By Ken Reed

During the recent World Cup, there were multiple times when injured players appeared to have classic symptoms of concussion. However, rather than being removed from the game they were allowed to continue playing.

Part of this can be attributed to the substitution rules in the World Cup. Only three substitutions per game are allowed and once a player comes out he must stay out. As such, coaches don’t want to pull a player with a possible injury unless they absolutely have to. And they don’t want to play a man short while an injured player is getting evaluated for a possible concussion. Based on these formal rules, the unwritten rule for the players is “Don’t come out!” and for the coaches “Don’t take the player out!”

So, given this reality, FIFA’s rules in this area clearly need to be seriously examined.

What went on at the World Cup when it comes to brain trauma is inexcusable. There were many cases when it was clear that a player had sustained a head injury and at the very least should be given a 10-minute evaluation by a medical professional.

In the World Cup final, Germany’s Christoff Kramer suffered what appeared to be a concussion after a collision with a player from Argentina. Nevertheless, he played for 14 more minutes before falling to the ground. He was then removed from the game after being escorted off the field. He later said he remembered very little of what happened while he was playing. This type of scene played out many times during the tournament. (See FIFA’s Dazed and Dated)

Playing with a concussion isn’t something that should be applauded. It isn’t bravery. It’s stupidity. And it is extremely dangerous. Playing with a concussion can lead to death from Second Impact Syndrome (SIS), a condition in which the brain swells, shutting down the brain stem and resulting in respiratory failure.

FIFA is seemingly the last to the table among major team sports when it comes to a legitimate concussion protocol. The organization’s lack in this regard is shameful.

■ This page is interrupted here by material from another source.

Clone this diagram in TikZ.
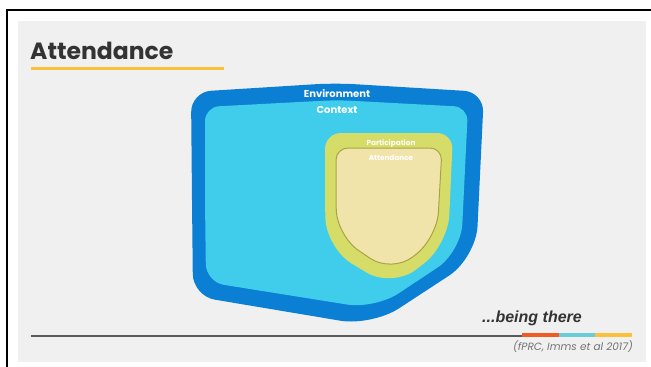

FIFA has provided recommendations regarding concussions to soccer clubs around the world but maintains that the ultimate responsibility lies with the team’s doctor — who may or may not follow them. (See FIFA’s Cowardice) This leads to dangerous situations in which the team doctor’s judgment might be compromised by their emotional and financial investment in the situation — especially during a critical World Cup game. And players certainly shouldn’t have any input on whether they stay in a game or not if concussion is a possibility. Their judgment is very often warped while in the midst of competition.

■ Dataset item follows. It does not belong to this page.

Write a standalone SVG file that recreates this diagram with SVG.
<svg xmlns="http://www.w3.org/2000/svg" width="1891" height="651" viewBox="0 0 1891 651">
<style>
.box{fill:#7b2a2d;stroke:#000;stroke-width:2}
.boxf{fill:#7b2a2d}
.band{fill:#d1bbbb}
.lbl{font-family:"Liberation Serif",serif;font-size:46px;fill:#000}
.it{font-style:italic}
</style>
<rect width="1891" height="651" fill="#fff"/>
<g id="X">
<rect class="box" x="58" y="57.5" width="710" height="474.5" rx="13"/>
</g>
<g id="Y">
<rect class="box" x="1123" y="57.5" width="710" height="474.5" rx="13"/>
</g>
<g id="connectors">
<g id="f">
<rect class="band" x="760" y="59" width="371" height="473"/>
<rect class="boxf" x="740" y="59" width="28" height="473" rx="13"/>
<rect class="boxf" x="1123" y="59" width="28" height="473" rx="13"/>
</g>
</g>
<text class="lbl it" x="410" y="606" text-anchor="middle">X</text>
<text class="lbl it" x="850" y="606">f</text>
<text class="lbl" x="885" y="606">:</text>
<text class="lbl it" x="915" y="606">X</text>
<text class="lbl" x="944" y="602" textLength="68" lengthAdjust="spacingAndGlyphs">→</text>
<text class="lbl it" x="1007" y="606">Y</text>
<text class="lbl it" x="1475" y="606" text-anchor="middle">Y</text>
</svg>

“FIFA has had the eyes of the world look at them and has rather unanimous criticism from concussion specialists in this country, who were kind of appalled at the way they handled concussions,” said Dr. Robert Cantu, one of the leading sports concussion experts in the United States. “I do think it’s time for them to change.”

Indeed it is.

“The simple solutions is that FIFA is going to have to allow special temporary substitutions when a head injury is suspected, something already being tested in Rugby,” says sportswriter Cork Gaines.

“Allow teams to enter a substitute while the injured player is tested along with a time limit on the return of the player (e.g., if the player is not cleared to return in 12 minutes, he cannot return). To minimize abuse of the rule, these substitutions could count toward the allotted three substitutions. Another possibility is to give each team one such concussion substitution per match. Teams will still abuse the rule, but this is a risk FIFA must take for the safety of the players.”

ESPN analyst Taylor Twellman, a former U.S. national team member and MLS star tweeted the following during the championship match: “Here we go again FIFA … #WorldCupFinal and your ineptitude to address the head injury problem is for everyone to see. Kramer was concussed! Before I die, I will get FIFA to change their ways and get an independent doctor on the sideline.” (See US Concussion Expert)

We need more people — in and out of soccer — with similar passion to change FIFA’s inexcusable approach to brain injuries.